Comments like this are gonna quickly turn this place into just another /r/science, where people of no particular qualification chime in and try to make themselves feel smart by contradicting a peer reviewed study without taking the actual effort needed to properly question a peer reviewed study, especially one in as prestigious a journal as the Lancet.
> They say that the study is in the Lancet Psychiatry. If you highlight "Lancet Psychiatry," right click, and search Google, this study is on the front of the site. Put in some effort FFS.
Don't really think this is how citing sources works. "Find them yourself" isn't a valid citation strategy.
Lancet publishes hundreds of papers per year. It's like citing google as a citation. You can definitely find it in there but that doesn't make it the right way of working.
This is a very good point. I just moved to a region with a strong and effective quarantine. I had already been seeing almost no people inside where I was so I figured I could handle it.
Way harder than I expected, especially around days 7-10. And covid patients are sick while doing it.
I’m fine, I’m pretty resilient. But I could see how if someone was already vulnerable that experience could tip them over. And I was able to walk in a yard so it was easier than a lot of people have it.
It'd also be worth comparing it to the population as a whole which I'm sure is also seeing an increase in things like "anxiety, depression and insomnia."

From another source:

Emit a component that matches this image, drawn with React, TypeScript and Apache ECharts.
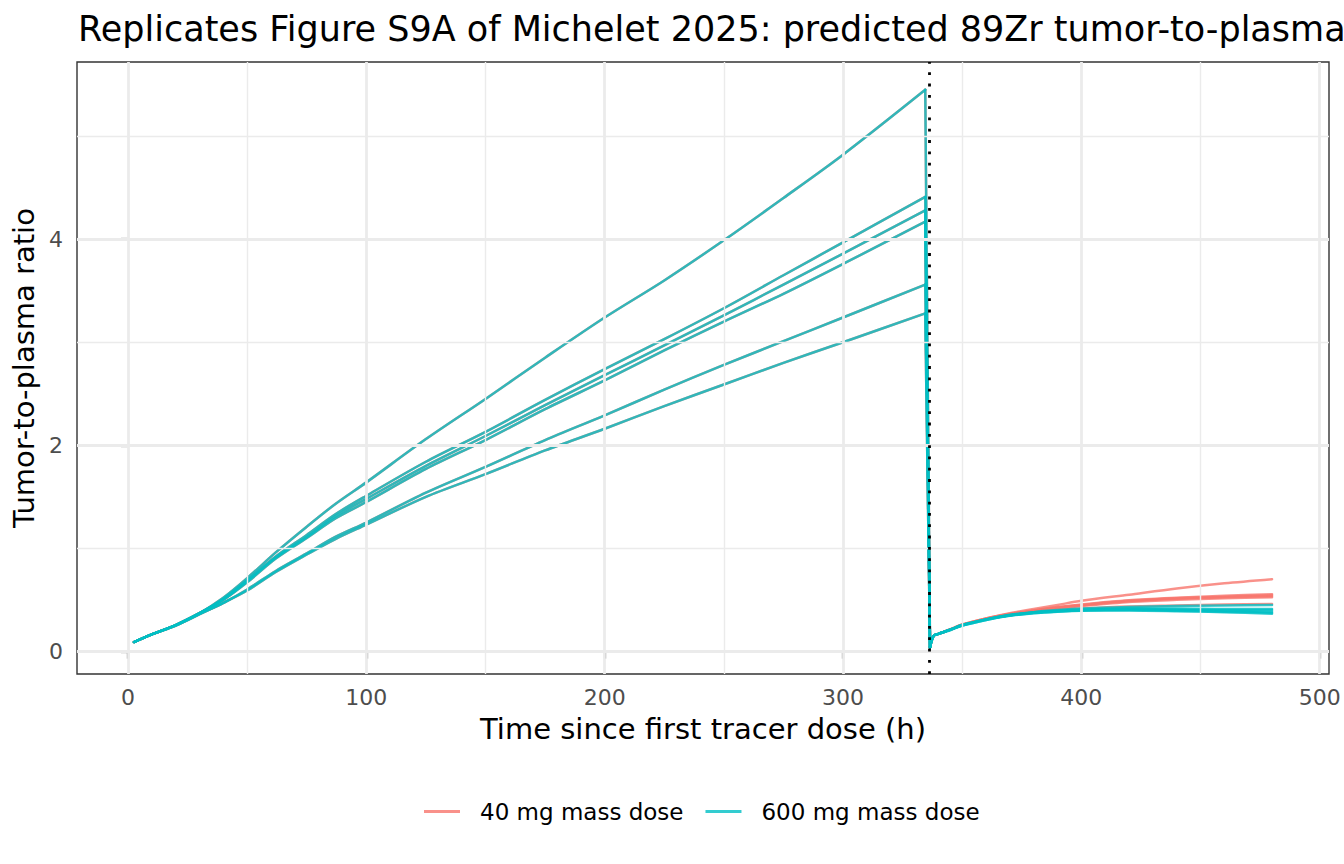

The paper compares to a group of people diagnosed with influenza (and a number of other things), as a control. For the flu, they find that 13.3% of these people had the same symptoms (vs. 18.8% in the covid cohort; ratio = 1.41). This is in Table 3.
Table 2 shows you the similar analysis, but just for first-time diagnoses, and these are 5.8% (covid) vs. 2.8% (influenza) for a ratio of 2.07. So while there do appear to be differences in the groups, focusing on the absolute percentage in the covid cohort alone is a misleading and fear-mongering way to interpret the results.
> you're put into isolation and quarantine for a minimum of 14 days
Many countries have the same measures in place if you come into contact with someone who later tests positive, and then require a negative test before you are 'released', so it should be easy to study how much an affect quarantine alone has.
The article mentions this
>In the three months following testing positive for COVID-19, 1 in 5 survivors were recorded as having a first time diagnosis of anxiety, depression or insomnia. This was about twice as likely as for other groups of patients in the same period, the researchers said.
Without any link to the study, this is meaningless information. This article is implying the virus directly caused those symptoms.
There's no mention of the effects a possible quarantine may have on one's mental health. Typically, if one is diagnosed with covid, you're put into isolation and quarantine for a minimum of 14 days. After returning from this, your life is affected. Your work, your friends, your family.
Is it really any wonder someone might experience anxiety, depression or insomnia after contracting covid and dealing with thr effects of the virus, both the direct physical ones and everything that surrounds contracting covid.
Why is this assumed to be something the virus is directly causing as a symptom rather than looking into anything else?